Strong scaling performances for matrix sizes n = 16384 (16 k) and n = 65536 (64 k)

Figure 2 shows the strong scaling performances when the matrix size n = 16384 (16 k) and n = 65536 (64 k). Figure 3 shows the breakdown of the performances when the matrix size n = 65536. Bcast corresponds to the communication cost of using the SUMMA algorithm for the 2.5D matrix multiplication whereas Allgather and Allreduce correspond to the communication costs for redistribution and reduction.
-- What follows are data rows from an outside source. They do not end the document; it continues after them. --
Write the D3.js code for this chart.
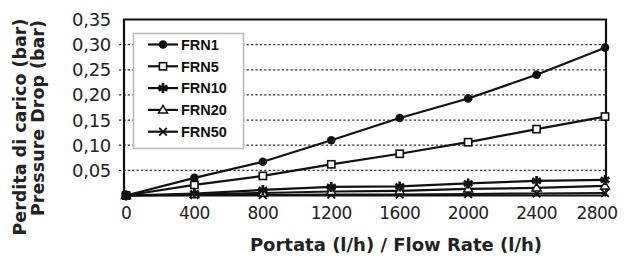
<!DOCTYPE html>
<html><head><meta charset="utf-8">
<script src="https://cdn.jsdelivr.net/npm/d3@7"></script>
<style>body{margin:0;background:#fff}svg{display:block}</style>
</head><body><svg id="c" width="624" height="259"></svg>
<script>
const flow = [0, 400, 800, 1200, 1600, 2000, 2400, 2800];
const xTicks = [0, 400, 800, 1200, 1600, 2000, 2400, 2800];
const yTicks = [0.05, 0.10, 0.15, 0.20, 0.25, 0.30, 0.35];
const seriesNames = ["FRN1", "FRN5", "FRN10", "FRN20", "FRN50"];
const frn1  = [0, 0.035, 0.067, 0.110, 0.154, 0.193, 0.240, 0.294];
const frn5  = [0, 0.021, 0.039, 0.062, 0.083, 0.106, 0.132, 0.157];
const frn10 = [0, 0.004, 0.011, 0.017, 0.018, 0.024, 0.029, 0.031];
const frn20 = [0, 0.002, 0.005, 0.008, 0.009, 0.013, 0.015, 0.019];
const frn50 = [0, 0.001, 0.001, 0.002, 0.002, 0.003, 0.004, 0.005];
const seriesValues = [frn1, frn5, frn10, frn20, frn50];
const markers = ["circle", "square", "star", "triangle", "cross"];

const svg = d3.select("#c");
const L = 124, R = 606, T = 19.5, B = 195.5;
const x = d3.scaleLinear().domain([0, 2800]).range([L + 2, R - 1]);
const y = d3.scaleLinear().domain([0, 0.35]).range([B, T]);

// gridlines
svg.append("g").selectAll("line").data(yTicks.filter(d => d < 0.35)).join("line")
  .attr("x1", L - 5).attr("x2", R).attr("y1", d => y(d)).attr("y2", d => y(d))
  .attr("stroke", "#333").attr("stroke-width", 1.2).attr("stroke-dasharray", "2.2,2.2");

// y axis labels
const fmt = d => d3.format(".2f")(d).replace(".", ",");
svg.append("g").selectAll("text").data(yTicks).join("text")
  .attr("x", 111).attr("y", d => y(d)).attr("dy", "0.36em")
  .attr("text-anchor", "end").attr("font-family", "DejaVu Sans").attr("font-size", 18)
  .attr("letter-spacing", -0.3).attr("fill", "#222").text(fmt);

// x axis labels
svg.append("g").selectAll("text").data(xTicks).join("text")
  .attr("x", d => Math.min(x(d), 597)).attr("y", 219)
  .attr("text-anchor", "middle").attr("font-family", "DejaVu Sans").attr("font-size", 17)
  .attr("letter-spacing", -0.6).attr("fill", "#222").text(d => d);

// frame
svg.append("path")
  .attr("d", `M${L},${B} L${L},${T} L${R},${T} L${R},${B}`)
  .attr("fill", "none").attr("stroke", "#111").attr("stroke-width", 2.2);
svg.append("line").attr("x1", L).attr("x2", R).attr("y1", B).attr("y2", B)
  .attr("stroke", "#111").attr("stroke-width", 2);

// marker drawing
function drawMarker(g, type, cx, cy) {
  if (type === "circle") {
    g.append("circle").attr("cx", cx).attr("cy", cy).attr("r", 4.3).attr("fill", "#111");
  } else if (type === "square") {
    g.append("rect").attr("x", cx - 3.6).attr("y", cy - 3.6).attr("width", 7.2).attr("height", 7.2)
      .attr("fill", "#fff").attr("stroke", "#111").attr("stroke-width", 1.6);
  } else if (type === "star") {
    const p = d3.symbol().type(d3.symbolAsterisk).size(70);
    g.append("path").attr("transform", `translate(${cx},${cy})`).attr("d", p())
      .attr("fill", "none").attr("stroke", "#111").attr("stroke-width", 2.6);
  } else if (type === "triangle") {
    g.append("path").attr("d", `M${cx},${cy - 4.5} L${cx + 4.5},${cy + 3} L${cx - 4.5},${cy + 3} Z`)
      .attr("fill", "#fff").attr("stroke", "#111").attr("stroke-width", 1.5);
  } else {
    const p = d3.symbol().type(d3.symbolTimes).size(40);
    g.append("path").attr("transform", `translate(${cx},${cy})`).attr("d", p())
      .attr("fill", "none").attr("stroke", "#111").attr("stroke-width", 1.8);
  }
}

const line = d3.line().x((d, i) => x(flow[i])).y(d => y(d));
const drawOrder = [4, 3, 2, 1, 0];
drawOrder.forEach(si => {
  const g = svg.append("g");
  g.append("path").attr("d", line(seriesValues[si])).attr("fill", "none")
    .attr("stroke", "#111").attr("stroke-width", 2.2);
  seriesValues[si].forEach((v, i) => drawMarker(g, markers[si], x(flow[i]), y(v)));
});

// legend
const lg = svg.append("g");
lg.append("rect").attr("x", 133.5).attr("y", 33.5).attr("width", 110).attr("height", 115)
  .attr("fill", "#fff").attr("stroke", "#bbb").attr("stroke-width", 1.6);
seriesNames.forEach((n, i) => {
  const yy = 44.5 + i * 21.8;
  lg.append("line").attr("x1", 148).attr("x2", 178).attr("y1", yy).attr("y2", yy)
    .attr("stroke", "#111").attr("stroke-width", 2.2);
  drawMarker(lg, markers[i], 163, yy);
  lg.append("text").attr("x", 181).attr("y", yy).attr("dy", "0.36em")
    .attr("font-family", "Liberation Sans").attr("font-weight", "bold").attr("font-size", 14.5)
    .attr("fill", "#111").text(n);
});

// axis titles
svg.append("text").attr("x", 396).attr("y", 251).attr("text-anchor", "middle")
  .attr("font-family", "DejaVu Sans").attr("font-weight", "bold").attr("font-size", 18)
  .attr("fill", "#222").text("Portata (l/h) / Flow Rate (l/h)");
svg.append("text").attr("transform", "translate(26,127) rotate(-90)").attr("text-anchor", "middle")
  .attr("font-family", "DejaVu Sans").attr("font-weight", "bold").attr("font-size", 17.5)
  .attr("fill", "#222").text("Perdita di carico (bar)");
svg.append("text").attr("transform", "translate(44,118) rotate(-90)").attr("text-anchor", "middle")
  .attr("font-family", "DejaVu Sans").attr("font-weight", "bold").attr("font-size", 17.5)
  .attr("fill", "#222").text("Pressure Drop (bar)");
</script></body></html>
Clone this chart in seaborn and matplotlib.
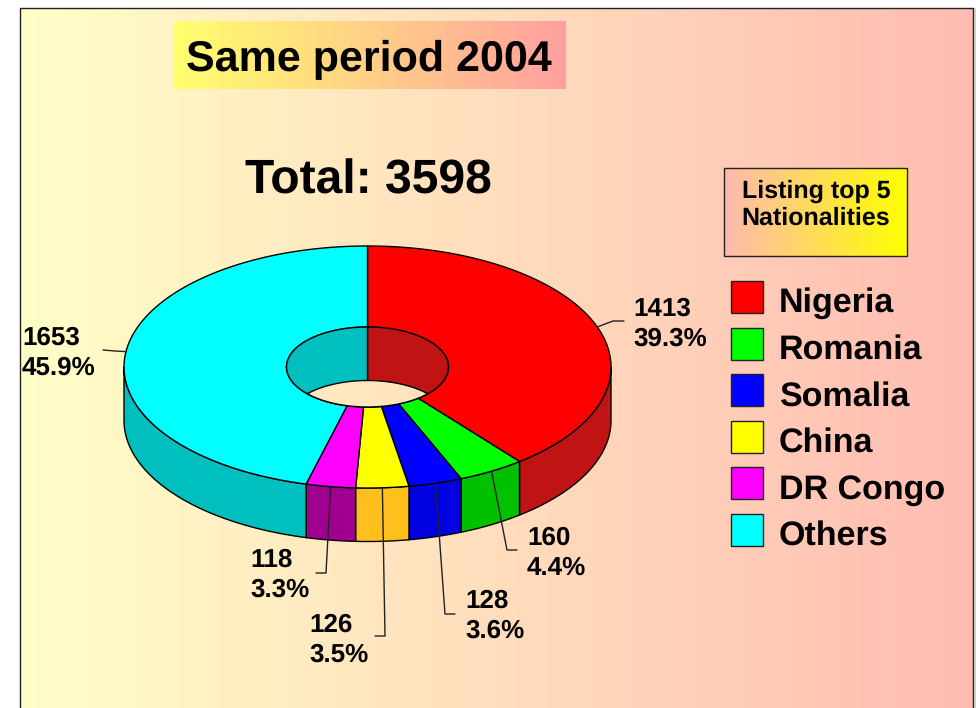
import numpy as np
import pandas as pd
import seaborn as sns
import matplotlib.pyplot as plt
from matplotlib.patches import Polygon, Rectangle

# data
nationalities = ["Nigeria", "Romania", "Somalia", "China", "DR Congo", "Others"]
counts = [1413, 160, 128, 126, 118, 1653]
top_colors = ["#FF0000", "#00FF00", "#0000FF", "#FFFF00", "#FF00FF", "#00FFFF"]
wall_colors = ["#C01414", "#00C000", "#0000E0", "#FFBF1C", "#A00090", "#00BFBF"]

title_text = "Same period 2004"
total_text = "Total: 3598"
listing_text = ["Listing top 5", "Nationalities"]

# label layout, pixels of the slide
label_x = [633, 527, 465, 309, 250, 22]
label_y = [316, 545, 608, 632, 567, 345]
elbows = [(613, 321), (507, 550), (445, 614), (385, 636), (326, 573), (115, 351)]
ends = [(624, 321), (517, 550), (455, 614), (375, 636), (316, 573), (103, 350)]

df = pd.DataFrame({"name": nationalities, "count": counts})
df["share"] = df["count"] / df["count"].sum() * 100
df["end"] = df["count"].cumsum() / df["count"].sum() * 2 * np.pi
df["start"] = df["end"] - df["count"] / df["count"].sum() * 2 * np.pi

sns.set_theme(style="white")
plt.rcParams["font.family"] = ["Liberation Sans", "DejaVu Sans"]
plt.rcParams["font.weight"] = "bold"
plt.rcParams["text.hinting"] = "no_hinting"
plt.rcParams["text.hinting_factor"] = 1

fig = plt.figure(figsize=(9.76, 7.08), dpi=100, facecolor="white")
ax = fig.add_axes([0, 0, 1, 1])
ax.set_xlim(0, 976)
ax.set_ylim(708, 0)
ax.axis("off")

cx, cy = 367.5, 367
rx, ry = 243.5, 121
hx, hy = 81, 40
depth = 53.5


def ell(t, a, b, dy=0):
    return np.column_stack([cx + a * np.sin(t), cy - b * np.cos(t) + dy])


def gradient(x0, x1, y0, y1, c0, c1, z=0, clip=None):
    g = np.linspace(np.array(c0), np.array(c1), 256).reshape(1, 256, 3) / 255
    im = ax.imshow(g, extent=(x0, x1, y1, y0), aspect="auto", zorder=z, interpolation="bilinear")
    ax.set_xlim(0, 976)
    ax.set_ylim(708, 0)
    if clip is not None:
        clip.set_transform(ax.transData)
        im.set_clip_path(clip)
    return im


bg0, bg1 = (255, 255, 200), (255, 188, 178)
gradient(20, 973, 8, 708, bg0, bg1, z=0)
ax.plot([20, 20, 973, 973], [708, 8, 8, 708], color="#222222", lw=1, zorder=1)
ax.plot([975, 975], [9, 708], color="#C8C8C8", lw=1.2, zorder=1)

# title boxes
gradient(173, 566, 21, 89, (255, 255, 110), (255, 160, 160), z=1)
ax.text(369, 71, title_text, ha="center", va="baseline", fontsize=31, color="black", zorder=5)
ax.text(368.5, 193, total_text, ha="center", va="baseline", fontsize=34.7, color="black", zorder=5)

gradient(724, 907, 168, 256, (255, 185, 175), (255, 255, 0), z=1)
ax.add_patch(Rectangle((724, 168), 183, 88, fill=False, ec="#222222", lw=1, zorder=3))
for i, line in enumerate(listing_text):
    ax.text(816, 198 + i * 27, line, ha="center", va="baseline", fontsize=17.9, color="black", zorder=5)

# outer wall, only the front half shows
for i, row in df.iterrows():
    t0, t1 = max(row["start"], np.pi / 2), min(row["end"], 3 * np.pi / 2)
    if t1 <= t0:
        continue
    t = np.linspace(t0, t1, 60)
    pts = np.vstack([ell(t, rx, ry), ell(t[::-1], rx, ry, depth)])
    ax.add_patch(Polygon(pts, fc=wall_colors[i], ec="black", lw=1, joinstyle="round", zorder=2))

# top face
for i, row in df.iterrows():
    t = np.linspace(row["start"], row["end"], 120)
    pts = np.vstack([ell(t, rx, ry), ell(t[::-1], hx, hy)])
    ax.add_patch(Polygon(pts, fc=top_colors[i], ec="black", lw=1, joinstyle="round", zorder=3))

# inner wall of the hole, two halves, then the see-through part
t = np.linspace(0, np.pi, 120)
ax.add_patch(Polygon(ell(t, hx, hy), fc=wall_colors[0], ec="black", lw=1, zorder=4))
t = np.linspace(np.pi, 2 * np.pi, 120)
ax.add_patch(Polygon(ell(t, hx, hy), fc=wall_colors[5], ec="black", lw=1, zorder=4))

tc = np.arccos((depth / 2) / hy)
lower = ell(np.linspace(np.pi - tc, np.pi + tc, 80), hx, hy)
upper = ell(np.linspace(-tc, tc, 80), hx, hy, depth)
lens = np.vstack([upper, lower])
gradient(20, 973, 8, 708, bg0, bg1, z=4.5, clip=Polygon(lens, closed=True))
ax.add_patch(Polygon(lens, fill=False, ec="black", lw=1, zorder=4.6))

# leader lines and value labels
for i, row in df.iterrows():
    mid = (row["start"] + row["end"]) / 2
    p = ell(np.array([mid]), rx, ry)[0]
    ax.plot([p[0], elbows[i][0], ends[i][0]], [p[1], elbows[i][1], ends[i][1]],
            color="#222222", lw=1, zorder=6)
    ax.text(label_x[i], label_y[i], str(row["count"]), fontsize=19, color="black", va="baseline", zorder=7)
    ax.text(label_x[i], label_y[i] + 29.5, f"{row['share']:.1f}%", fontsize=19, color="black",
            va="baseline", zorder=7)

# legend
for i, name in enumerate(nationalities):
    y = 281 + i * 46.6
    ax.add_patch(Rectangle((731, y), 32, 32, fc=top_colors[i], ec="#222222", lw=1, zorder=3))
    ax.text(779, y + 31, name, fontsize=24.3, color="black", va="baseline", zorder=5)

fig.savefig("out.png", dpi=100)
Overall, the results show that the effectiveness of the 2.5D algorithm is higher than that we observed in our previous work on the K computer [2]. The factor that may most strongly cause the difference between the results of the Oakforest-PACS and the K computer is the ratio of the computation performance to the communication performance. Whereas the K computer has a relatively richer network compared with the floating-point performance per node, i.e., 20 [GB/s]/128 [GFlops] \(\approx \) 0.16, the Oakforest-PACS system is a typical example of modern supercomputers, which has a relatively huge floating-point performance per node compared with the network’s performance, i.e., 25 [GB/s]/3046.4 [GFlops] \(\approx \) 0.0082. Thus, the Oakforest-PACS is approximately 20 times more a “Flops-oriented" system than the K computer is. The evaluation indicates that the 2.5D-PDGEMM is more effective as a communication-avoiding technique in such environments.

Fig. 3.
figure 3

Performance breakdown (matrix size n=65536)

4 Conclusions

This paper presented the evaluation of the performance of our 2D-compatible 2.5D-PDGEMM, which was designed to execute computations of 2D distributed matrices by using up to 8192 Xeon Phi Knights Landing processors on the Oakforest-PACS system. The results demonstrated that, on recent HPC systems, such as the Oakforest-PACS, which provide huge floating-point performance as compared with the network’s performance, a 2D-compatible 2.5D-PDGEMM was quite effective as a substitute for the conventional 2D-PDGEMM. Beyond this study, we will further analyze and estimate the performance of the 2.5D-PDGEMM on future Exa-scale systems by creating a performance model and using a system simulator.